Large Metallicity Variations in the Galactic Interstellar Medium

TL;DR

This study reveals significant metallicity variations in the Galactic interstellar medium, showing that low-metallicity gas accretion contributes to chemical inhomogeneities and challenges the assumption of well-mixed ISM in chemical evolution models.

Contribution

First measurement of dust-corrected metallicity variations in the neutral ISM across 25 stars, highlighting large inhomogeneities and the impact of accreting low-metallicity gas.

Findings

Metallicity varies by a factor of 10 in the ISM.

Average metallicity is about 55% of Solar.
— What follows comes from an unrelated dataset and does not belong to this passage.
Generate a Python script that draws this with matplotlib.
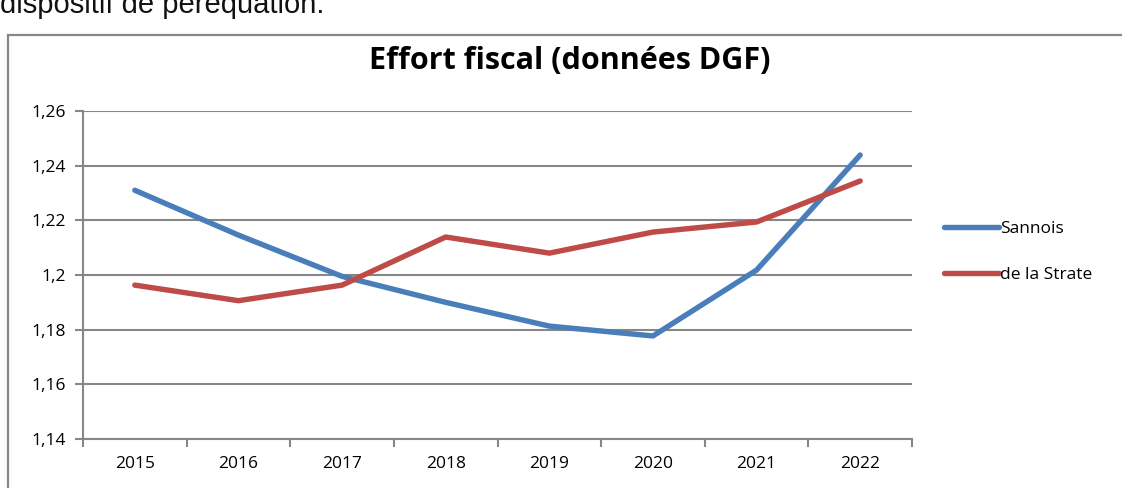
import matplotlib.pyplot as plt
from matplotlib.patches import Rectangle
from matplotlib.ticker import FixedLocator, FuncFormatter

plt.rcParams['font.family'] = ['Open Sans', 'DejaVu Sans']

# data
years = ['2015', '2016', '2017', '2018', '2019', '2020', '2021', '2022']
sannois = [1.231, 1.2146, 1.1995, 1.190, 1.1813, 1.1777, 1.2018, 1.2439]
strate = [1.1963, 1.1906, 1.1963, 1.2139, 1.208, 1.2157, 1.2194, 1.2344]
yticks = [1.14, 1.16, 1.18, 1.2, 1.22, 1.24, 1.26]

blue = '#4a7ebb'
red = '#be4b48'
grey = '#878787'

fig = plt.figure(figsize=(11.22, 4.88), dpi=100)

# outer chart frame (cut by the image edge like the screenshot)
fig.patches.append(Rectangle((8 / 1122, -0.1), 1.2, 1 - 35 / 488 + 0.1,
                             transform=fig.transFigure, fill=False,
                             edgecolor=grey, linewidth=1.6))
# text above the chart, partly cropped as in the screenshot
fig.text(0.0, 1 - 13 / 488, 'dispositif de péréquation.', fontsize=21,
         family='Liberation Sans', ha='left', va='baseline', color='#111111')

ax = fig.add_axes([83 / 1122, 49 / 488, 829 / 1122, 328 / 488])
x = list(range(len(years)))
ax.plot(x, sannois, color=blue, linewidth=3.9, label='Sannois', solid_capstyle='round')
ax.plot(x, strate, color=red, linewidth=3.9, label='de la Strate', solid_capstyle='round')

ax.set_xlim(-0.5, len(years) - 0.5)
ax.set_ylim(1.14, 1.26)
ax.set_yticks(yticks)
ax.yaxis.set_major_formatter(FuncFormatter(lambda v, p: ('%g' % round(v, 2)).replace('.', ',')))
ax.set_xticks(x)
ax.set_xticklabels(years)
ax.xaxis.set_minor_locator(FixedLocator([i - 0.5 for i in range(len(years) + 1)]))
ax.tick_params(axis='x', which='major', length=0, pad=12, labelsize=12.5)
ax.tick_params(axis='x', which='minor', length=6, width=1.5, color=grey)
ax.tick_params(axis='y', length=6, width=1.5, color=grey, labelsize=12.5, pad=6)

ax.grid(axis='y', color=grey, linewidth=1.5)
ax.set_axisbelow(True)
for s in ['top', 'right']:
    ax.spines[s].set_visible(False)
for s in ['left', 'bottom']:
    ax.spines[s].set_color(grey)
    ax.spines[s].set_linewidth(1.5)

fig.text(570 / 1122, 1 - 61 / 488, 'Effort fiscal (données DGF)', fontsize=22,
         fontweight='bold', ha='center', va='center')

fig.legend(loc='center left', bbox_to_anchor=(935 / 1122, 1 - 252 / 488),
           frameon=False, fontsize=12.5, handlelength=3.2, handletextpad=0.05,
           labelspacing=1.75, borderpad=0)

fig.savefig('out.png', dpi=100)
Low-metallicity gas may not efficiently mix into the ISM.

Abstract

The Interstellar Medium (ISM) comprises gases at different temperatures and densities, including ionized, atomic, molecular species, and dust particles. The neutral ISM is dominated by neutral hydrogen and has ionization fractions up to 8%. The concentration of chemical elements heavier than helium (metallicity) spans orders of magnitudes in Galactic stars, because they formed at different times. Instead, the gas in the Solar vicinity is assumed to be well mixed and have Solar metallicity in traditional chemical evolution models. The ISM chemical abundances can be accurately measured with UV absorption-line spectroscopy. However, the effects of dust depletion, which removes part of the metals from the observable gaseous phase and incorporates it into solid grains, have prevented, until recently, a deeper investigation of the ISM metallicity. Here we report the dust-corrected metallicity of the neutral ISM measured towards 25 stars in our Galaxy. We find large variations in metallicity over a factor of 10 (with an average 55 +/- 7% Solar and standard deviation 0.28 dex) and including many regions of low metallicity, down to ~17% Solar and possibly below. Pristine gas falling onto the disk in the form of high-velocity clouds can cause the observed chemical inhomogeneities on scales of tens of pc. Our results suggest that this low-metallicity accreting gas does not efficiently mix into the ISM, which may help us understand metallicity deviations in nearby coeval stars.